Neben den konkreten Auswirkungen der Maßnahmen könnten außerdem psychologische Effekte eine Rolle spielen. Die Ankündigung von Maßnahmen und die Diskussionen darüber führten in der Bevölkerung zu mehr Vorsicht, zu einer reduzierten Zahl an Kontakten. "Das bedeutet auf der anderen Seite aber auch: Wenn die Zahlen wieder sinken, sehen wir den gegenteiligen Effekt: dass die Leute sich nicht mehr so stringent an die Maßnahmen halten", so Thorsten Lehr von der Universität des Saarlandes.
Kai Nagel plädierte für ein Baukastensystem, mit dem verschiedene Maßnahmen kombiniert werden könnten – vor allem in Büros und Schulen: Reduzierung von Personen in Innenräumen, regelmäßige und verbindliche Tests, Impfungen und Maskentragen. Sein Forscher-Kollege Brockmann bezeichnete Ausgangssperren hingegen als "ein Werkzeug", um die Zahl der Kontakte zu beschränken.

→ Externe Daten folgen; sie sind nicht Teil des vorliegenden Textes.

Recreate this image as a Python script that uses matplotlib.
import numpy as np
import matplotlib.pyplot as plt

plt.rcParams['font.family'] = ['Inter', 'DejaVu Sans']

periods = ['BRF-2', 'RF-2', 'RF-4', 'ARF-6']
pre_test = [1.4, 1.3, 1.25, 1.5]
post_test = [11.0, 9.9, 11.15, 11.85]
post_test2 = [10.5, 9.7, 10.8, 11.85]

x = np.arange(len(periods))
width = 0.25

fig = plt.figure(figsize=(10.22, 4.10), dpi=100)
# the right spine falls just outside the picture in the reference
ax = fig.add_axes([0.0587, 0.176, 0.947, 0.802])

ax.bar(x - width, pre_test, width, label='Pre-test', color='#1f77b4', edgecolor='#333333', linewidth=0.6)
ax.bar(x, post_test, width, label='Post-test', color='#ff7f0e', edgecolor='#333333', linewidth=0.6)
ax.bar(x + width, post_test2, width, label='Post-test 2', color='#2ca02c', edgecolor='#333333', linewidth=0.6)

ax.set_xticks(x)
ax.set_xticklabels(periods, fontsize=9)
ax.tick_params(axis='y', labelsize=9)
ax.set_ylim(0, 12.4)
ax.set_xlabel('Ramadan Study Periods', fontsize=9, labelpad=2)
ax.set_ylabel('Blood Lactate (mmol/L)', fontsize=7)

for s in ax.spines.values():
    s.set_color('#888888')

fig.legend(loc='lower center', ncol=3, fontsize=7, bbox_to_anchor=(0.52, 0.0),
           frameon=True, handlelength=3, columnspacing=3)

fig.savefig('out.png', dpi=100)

Dirk Brockmann dämpfte im April die Erwartungen auf einen schnellen Effekt durch die Impfungen. "Wir müssen sehen, dass wir auf jeden Fall noch den Mai, wenn nicht den Juni benötigen, damit die Impfquote so hoch ist, dass sie substanziell auf das Infektionsgeschehen Einfluss hat", sagte der Forscher. Dies zeige auch der Blick nach Großbritannien. "Da waren schon vor Wochen 50 Prozent der Bevölkerung geimpft, und dennoch war das ganze Land noch in einem Lockdown."

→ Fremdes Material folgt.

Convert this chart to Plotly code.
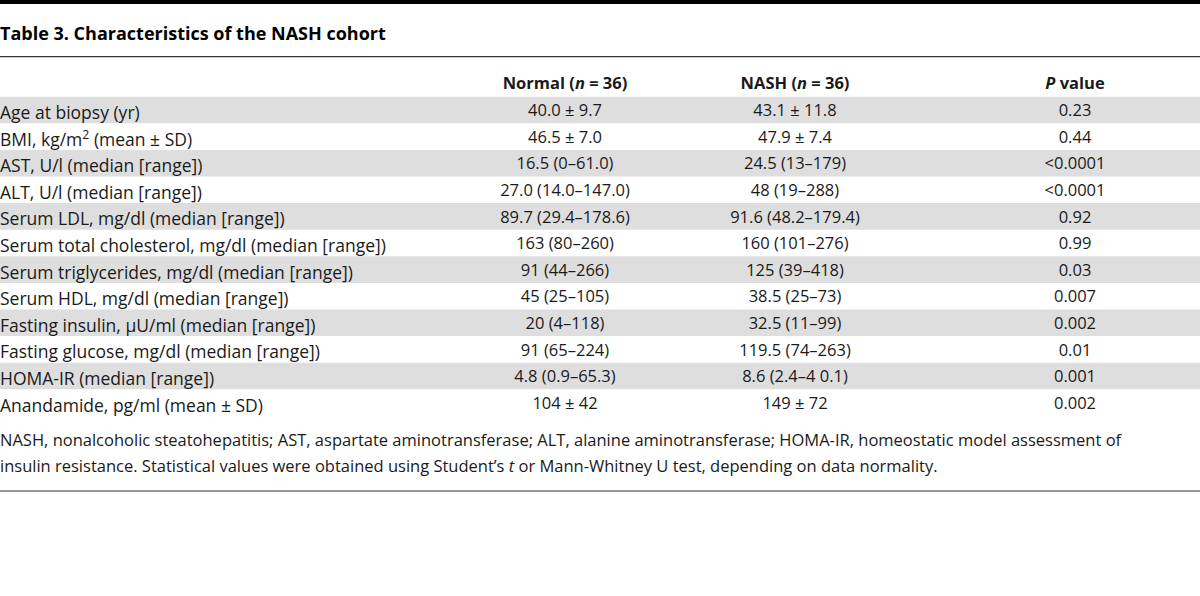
import plotly.graph_objects as go

title = "Table 3. Characteristics of the NASH cohort"
headers = ["Normal (<i>n</i> = 36)", "NASH (<i>n</i> = 36)", "<i>P</i> value"]
row_labels = [
    "Age at biopsy (yr)",
    "BMI, kg/m<sup>2</sup> (mean ± SD)",
    "AST, U/l (median [range])",
    "ALT, U/l (median [range])",
    "Serum LDL, mg/dl (median [range])",
    "Serum total cholesterol, mg/dl (median [range])",
    "Serum triglycerides, mg/dl (median [range])",
    "Serum HDL, mg/dl (median [range])",
    "Fasting insulin, μU/ml (median [range])",
    "Fasting glucose, mg/dl (median [range])",
    "HOMA-IR (median [range])",
    "Anandamide, pg/ml (mean ± SD)",
]
normal_vals = ["40.0 ± 9.7", "46.5 ± 7.0", "16.5 (0–61.0)", "27.0 (14.0–147.0)",
               "89.7 (29.4–178.6)", "163 (80–260)", "91 (44–266)", "45 (25–105)",
               "20 (4–118)", "91 (65–224)", "4.8 (0.9–65.3)", "104 ± 42"]
nash_vals = ["43.1 ± 11.8", "47.9 ± 7.4", "24.5 (13–179)", "48 (19–288)",
             "91.6 (48.2–179.4)", "160 (101–276)", "125 (39–418)", "38.5 (25–73)",
             "32.5 (11–99)", "119.5 (74–263)", "8.6 (2.4–4 0.1)", "149 ± 72"]
p_vals = ["0.23", "0.44", "<0.0001", "<0.0001", "0.92", "0.99", "0.03", "0.007",
          "0.002", "0.01", "0.001", "0.002"]
footnotes = [
    "NASH, nonalcoholic steatohepatitis; AST, aspartate aminotransferase; ALT, alanine aminotransferase; HOMA-IR, homeostatic model assessment of",
    "insulin resistance. Statistical values were obtained using Student’s <i>t</i> or Mann-Whitney U test, depending on data normality.",
]

W, H = 1200, 596
FONT = "Open Sans"
FS = 16.5
FS_LBL = 17.5
TXT = "#1a1a1a"
STRIPE = "#dedede"

row_top0 = 96.7
row_h = 26.6
col_x = [565, 795, 1075]
header_y = 84.5
text_dy = 2

n = len(row_labels)
row_y = [row_top0 + row_h * i + row_h / 2 for i in range(n)]
txt_y = [y + text_dy for y in row_y]

fig = go.Figure()

shapes = []
shapes.append(dict(type="rect", xref="x", yref="y", x0=0, x1=W, y0=0, y1=4,
                   fillcolor="#000000", line=dict(width=0), layer="below"))
shapes.append(dict(type="line", xref="x", yref="y", x0=0, x1=W, y0=56.7, y1=56.7,
                   line=dict(color="#333333", width=1.2)))
shapes.append(dict(type="line", xref="x", yref="y", x0=0, x1=W, y0=491, y1=491,
                   line=dict(color="#333333", width=1.2)))
for i in range(0, n, 2):
    shapes.append(dict(type="rect", xref="x", yref="y", x0=0, x1=W,
                       y0=row_top0 + row_h * i, y1=row_top0 + row_h * (i + 1),
                       fillcolor=STRIPE, line=dict(width=0), layer="below"))

for cx, vals in zip(col_x, [normal_vals, nash_vals, p_vals]):
    fig.add_trace(go.Scatter(
        x=[cx] * n, y=txt_y, text=vals, mode="text",
        textposition="middle center", cliponaxis=False,
        textfont=dict(family=FONT, size=FS, color=TXT), hoverinfo="skip"))

fig.add_trace(go.Scatter(
    x=col_x, y=[header_y] * 3, text=["<b>" + h + "</b>" for h in headers], mode="text",
    textposition="middle center", cliponaxis=False,
    textfont=dict(family=FONT, size=FS, color=TXT), hoverinfo="skip"))

annotations = [
    dict(x=0, y=33, xref="x", yref="y", text="<b>" + title + "</b>", showarrow=False,
         xanchor="left", yanchor="middle", xshift=-2,
         font=dict(family=FONT, size=18, color="#000000")),
]
for lbl, yy in zip(row_labels, txt_y):
    annotations.append(dict(x=0, y=yy, xref="x", yref="y", text=lbl, showarrow=False,
                            xanchor="left", yanchor="middle", xshift=-2,
                            font=dict(family=FONT, size=FS_LBL, color=TXT)))
for k, ft in enumerate(footnotes):
    annotations.append(dict(x=0, y=439 + 26.5 * k, xref="x", yref="y", text=ft, showarrow=False,
                            xanchor="left", yanchor="middle", xshift=-2,
                            font=dict(family=FONT, size=FS, color=TXT)))

fig.update_layout(
    width=W, height=H,
    margin=dict(l=0, r=0, t=0, b=0),
    paper_bgcolor="white", plot_bgcolor="white",
    showlegend=False,
    shapes=shapes, annotations=annotations,
    xaxis=dict(range=[0, W], visible=False, fixedrange=True),
    yaxis=dict(range=[H, 0], visible=False, fixedrange=True),
)

fig.write_html("out.html", config={"displayModeBar": False},
               post_script="document.body.style.margin='0';document.body.style.overflow='hidden';")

Da sich die Impfgeschwindigkeit deutlich erhöht hat, geht der Modellierer Thorsten Lehr von ersten deutlichen Effekten schon Ende Mai aus. Er warnt aber auch: "Wir müssen gucken, dass das nicht in eine große Entspanntheit der Menschen übergeht. Das heißt: Wir haben immerhin 50 Prozent noch nicht geimpft."